Ecology, spirituality, and appreciation of nature come together in Tu BiSh’vat, our Jewish Earth Day. Occurring on February 8 this year, it’s a time for planting trees in Israel and our communities. It’s an occasion to focus on the environment’s well-being and our stewardship of the earth. The Talmud calls Tu BiSh’vat the “New Year for Trees.” And, like much of Judaism, there are deeper, spiritual layers of meaning to this mid-winter holiday.
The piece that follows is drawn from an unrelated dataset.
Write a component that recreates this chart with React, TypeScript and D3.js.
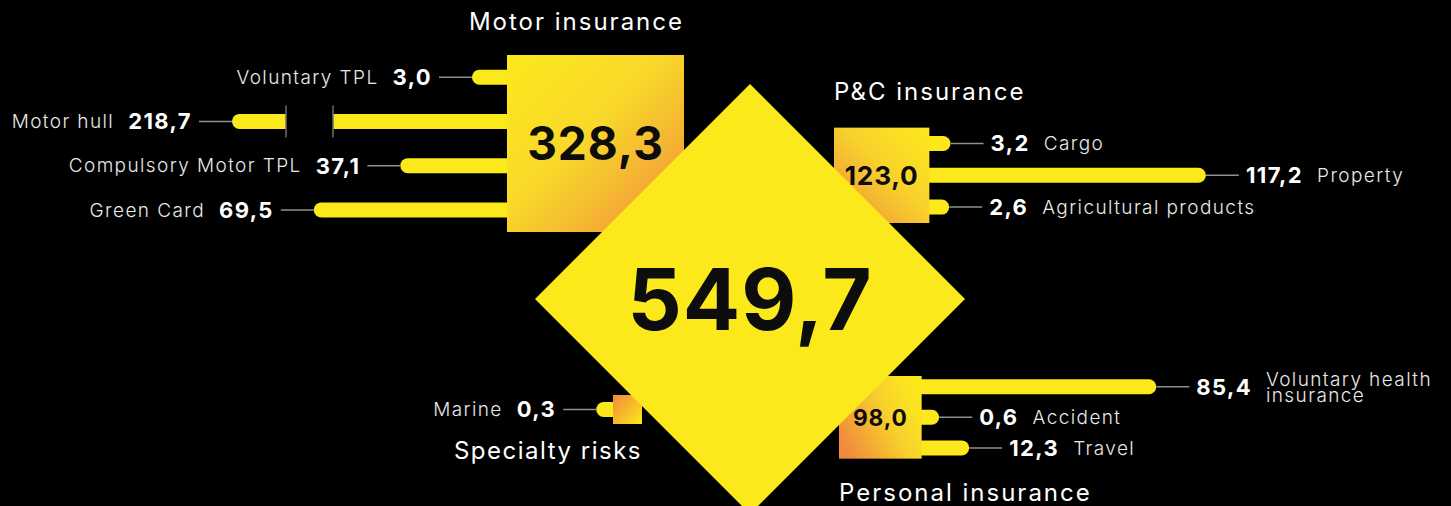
import React, { useEffect, useRef } from "react";
import * as d3 from "d3";

const W = 1451;
const H = 506;

// ---- data ----
const grandTotal = 549.7;
const groupNames = ["Motor insurance", "P&C insurance", "Specialty risks", "Personal insurance"];
const groupTotals = [328.3, 123.0, 0.3, 98.0];

const motorCategories = ["Voluntary TPL", "Motor hull", "Compulsory Motor TPL", "Green Card"];
const motorValues = [3.0, 218.7, 37.1, 69.5];

const pcCategories = ["Cargo", "Property", "Agricultural products"];
const pcValues = [3.2, 117.2, 2.6];

const specialtyCategories = ["Marine"];
const specialtyValues = [0.3];

const personalCategories = ["Voluntary health\ninsurance", "Accident", "Travel"];
const personalValues = [85.4, 0.6, 12.3];

// ---- style ----
const YELLOW = "#FCE91C";
const ORANGE = "#F08A3C";
const FONT = "Inter, 'Open Sans', 'DejaVu Sans', sans-serif";

const locale = d3.formatLocale({ decimal: ",", thousands: " ", grouping: [3], currency: ["", ""] });
const fmt = locale.format(".1f");

export default function App() {
  const ref = useRef<SVGSVGElement>(null);

  useEffect(() => {
    const svg = d3.select(ref.current);
    svg.selectAll("*").remove();

    svg.append("rect").attr("width", W).attr("height", H).attr("fill", "#000");

    const defs = svg.append("defs");
    const grad = (id: string, x1: number, y1: number, x2: number, y2: number, stops: [number, string][]) => {
      const g = defs.append("linearGradient").attr("id", id)
        .attr("x1", x1).attr("y1", y1).attr("x2", x2).attr("y2", y2);
      stops.forEach(([o, c]) => g.append("stop").attr("offset", o).attr("stop-color", c));
    };
    grad("gMotor", 0, 0, 1, 1, [[0, YELLOW], [0.45, "#F9D82A"], [1, ORANGE]]);
    grad("gPC", 0, 1, 1, 0, [[0, ORANGE], [0.55, "#F8D22C"], [1, YELLOW]]);
    grad("gSpec", 0, 0, 1, 1, [[0, ORANGE], [1, YELLOW]]);
    grad("gPers", 0, 0.75, 1, 0.25, [[0, ORANGE], [0.6, "#F8D22C"], [1, YELLOW]]);

    // diamond layout
    const cx = 750, cy = 299, r = 215;

    // box size scale
    const sizeScale = d3.scalePow().exponent(0.63).domain([0, d3.max(groupTotals)!]).range([0, 177]);
    const boxSize = (v: number) => Math.max(29, sizeScale(v));

    const motorLen = d3.scalePow().exponent(1.22).domain([0, 100]).range([31.5, 283.5]);
    const pcLen = d3.scaleLinear().domain([0, 100]).range([14, 238]);
    const persLen = d3.scaleLinear().domain([0, 100]).range([16, 272]);

    type Group = {
      name: string; total: number; cats: string[]; vals: number[];
      side: "left" | "right"; len: (v: number) => number; gradId: string;
      corner: [number, number]; anchorX: "left" | "right"; anchorY: "top" | "bottom";
      titleAnchor: "start" | "end"; titleDy: number; pad: number;
    };

    const groups: Group[] = [
      { name: groupNames[0], total: groupTotals[0], cats: motorCategories, vals: motorValues, side: "left", len: motorLen, gradId: "gMotor",
        corner: [cx - 66, cy - 67], anchorX: "right", anchorY: "bottom", titleAnchor: "end", titleDy: -25, pad: 0.5 },
      { name: groupNames[1], total: groupTotals[1], cats: pcCategories, vals: pcValues, side: "right", len: pcLen, gradId: "gPC",
        corner: [cx + 84, cy - 76], anchorX: "left", anchorY: "bottom", titleAnchor: "start", titleDy: -28, pad: 0.5 },
      { name: groupNames[2], total: groupTotals[2], cats: specialtyCategories, vals: specialtyValues, side: "left", len: persLen, gradId: "gSpec",
        corner: [cx - 108, cy + 96], anchorX: "right", anchorY: "top", titleAnchor: "end", titleDy: 35, pad: 0.5 },
      { name: groupNames[3], total: groupTotals[3], cats: personalCategories, vals: personalValues, side: "right", len: persLen, gradId: "gPers",
        corner: [cx + 89, cy + 77], anchorX: "left", anchorY: "top", titleAnchor: "start", titleDy: 42, pad: 0.35 },
    ];

    const BREAK_AT = 320;   // bars longer than this are drawn broken
    const BROKEN_LEN = 275;
    const BAR_H = 15;
    const LEADER = 33;

    const barLayer = svg.append("g");
    const boxLayer = svg.append("g");
    const diamondLayer = svg.append("g");
    const textLayer = svg.append("g");

    groups.forEach((g) => {
      const s = boxSize(g.total);
      const bx = g.anchorX === "right" ? g.corner[0] - s : g.corner[0];
      const by = g.anchorY === "bottom" ? g.corner[1] - s : g.corner[1];
      const dir = g.side === "left" ? -1 : 1;
      const edge = g.side === "left" ? bx : bx + s;

      const yPos = d3.scalePoint<string>().domain(g.cats).range([by, by + s]).padding(g.pad);

      g.cats.forEach((cat, i) => {
        const v = g.vals[i];
        const y = yPos(cat)!;
        let L = g.len(v);
        let broken = false;
        if (L > BREAK_AT) { L = BROKEN_LEN; broken = true; }
        const tip = edge + dir * L;
        const x0 = Math.min(tip, edge - dir * 10);
        const x1 = Math.max(tip, edge - dir * 10);
        barLayer.append("rect")
          .attr("x", x0).attr("y", y - BAR_H / 2)
          .attr("width", x1 - x0).attr("height", BAR_H)
          .attr("rx", BAR_H / 2).attr("fill", YELLOW);
        if (broken) {
          const ga = edge + dir * 174, gb = edge + dir * 221;
          barLayer.append("rect")
            .attr("x", Math.min(ga, gb)).attr("y", y - BAR_H / 2 - 1)
            .attr("width", Math.abs(gb - ga)).attr("height", BAR_H + 2).attr("fill", "#000");
          [ga, gb].forEach((gx) =>
            barLayer.append("line").attr("x1", gx).attr("x2", gx)
              .attr("y1", y - 16).attr("y2", y + 16)
              .attr("stroke", "#6e6e6e").attr("stroke-width", 1.5));
        }
        // leader
        barLayer.append("line")
          .attr("x1", tip).attr("x2", tip + dir * LEADER)
          .attr("y1", y).attr("y2", y)
          .attr("stroke", "#8f8f8f").attr("stroke-width", 1.5);
        // value
        const vx = tip + dir * (LEADER + 7);
        const vt = textLayer.append("text")
          .attr("x", vx).attr("y", y).attr("dy", "0.36em")
          .attr("text-anchor", dir < 0 ? "end" : "start")
          .attr("font-family", FONT).attr("font-weight", 700).attr("font-size", 22)
          .attr("letter-spacing", 1.4)
          .attr("fill", "#fff").text(fmt(v));
        const w = (vt.node() as SVGTextElement).getComputedTextLength();
        const lx = vx + dir * (w + 14);
        const lines = cat.split("\n");
        const ct = textLayer.append("text")
          .attr("x", lx).attr("y", y)
          .attr("text-anchor", dir < 0 ? "end" : "start")
          .attr("font-family", FONT).attr("font-weight", 300).attr("font-size", 19)
          .attr("letter-spacing", 1.4)
          .attr("fill", "#e8e8e8");
        lines.forEach((ln, k) => {
          ct.append("tspan").attr("x", lx)
            .attr("y", y + (k - (lines.length - 1) / 2) * 16)
            .attr("dy", "0.36em").text(ln);
        });
      });

      boxLayer.append("rect")
        .attr("x", bx).attr("y", by).attr("width", s).attr("height", s)
        .attr("fill", `url(#${g.gradId})`);

      if (s > 40) {
        const big = s > 150;
        textLayer.append("text")
          .attr("x", bx + s / 2).attr("y", by + s / 2).attr("dy", "0.36em")
          .attr("text-anchor", "middle")
          .attr("font-family", FONT)
          .attr("font-weight", 700).attr("font-size", big ? s * 0.26 : s * 0.275)
          .attr("letter-spacing", big ? 1 : 0.8)
          .attr("fill", "#0d0d0d").text(fmt(g.total));
      }

      const tx = g.titleAnchor === "end" ? bx + s : bx;
      const ty = g.titleDy < 0 ? by + g.titleDy : by + s + g.titleDy;
      textLayer.append("text")
        .attr("x", tx).attr("y", ty)
        .attr("text-anchor", g.titleAnchor)
        .attr("font-family", FONT).attr("font-weight", 400).attr("font-size", 24)
        .attr("letter-spacing", g.total < 1 ? 1.5 : 2)
        .attr("fill", "#fff").text(g.name);
    });

    // central diamond
    diamondLayer.append("polygon")
      .attr("points", [[cx, cy - r], [cx + r, cy], [cx, cy + r], [cx - r, cy]].map((p) => p.join(",")).join(" "))
      .attr("fill", YELLOW);
    diamondLayer.append("text")
      .attr("x", cx).attr("y", cy).attr("dy", "0.36em")
      .attr("text-anchor", "middle")
      .attr("font-family", FONT).attr("font-weight", 700).attr("font-size", 85)
      .attr("letter-spacing", 1)
      .attr("fill", "#0d0d0d").text(fmt(grandTotal));
  }, []);

  return (
    <svg
      ref={ref}
      width={W}
      height={H}
      style={{ position: "absolute", left: 0, top: 0, display: "block", background: "#000" }}
    />
  );
}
The Jewish mystics of our tradition see Tu BiSh’vat as part of a cosmic and divine drama. Judaism teaches that God’s blessings continually flow to all beings. In kabbalah—the Jewish mystical tradition—the divine flow of God’s energy in the universe is imagined as an Eitz Chayim—a Tree of Life—with roots above, branching down toward Creation, offering us its beneficent fruit.
So on Tu BiSh’vat we not only celebrate a new year for trees, we celebrate a new year for the divine Tree of Life, as well. Kabbalah teaches that when we eat specific fruits and nuts at a Tu BiSh’vat seder, we stimulate and renew the produce of the divine Tree of Life—that is, we help increase the divine flow of blessings and abundance into the universe. As Rabbi Arthur Waskow expresses it in Seasons of Our Joy, “It is as if [Tu BiSh’vat] were God’s own Rosh Hashanah. Just as we need God’s presence on our Rosh Hashanah to help us renew our days, so God, as it were, needs our presence on this one.”
The sixteenth-century kabbalists of Safed, Israel, instituted the Tu BiSh’vat seder. It is modeled on the Passover seder, replete with special foods, four cups of wine or grape juice, and a unique haggadah that speaks of nature and these cosmic and divine themes. A fine Tu BiSh’vat haggadah is Seder Tu Bishevat: The Festival of Trees by Adam Fisher (CCAR Press, 1989). A wonderful Jewish organization that focuses on environmental issues is The Coalition on the Environment and Jewish Life (COEJL). To learn more about kabbalah, please see this introductory overview from myjewishlearning.com: kabbalah.
If you’ve celebrated Tu BiSh’vat, what are some of your favorite practices and experiences?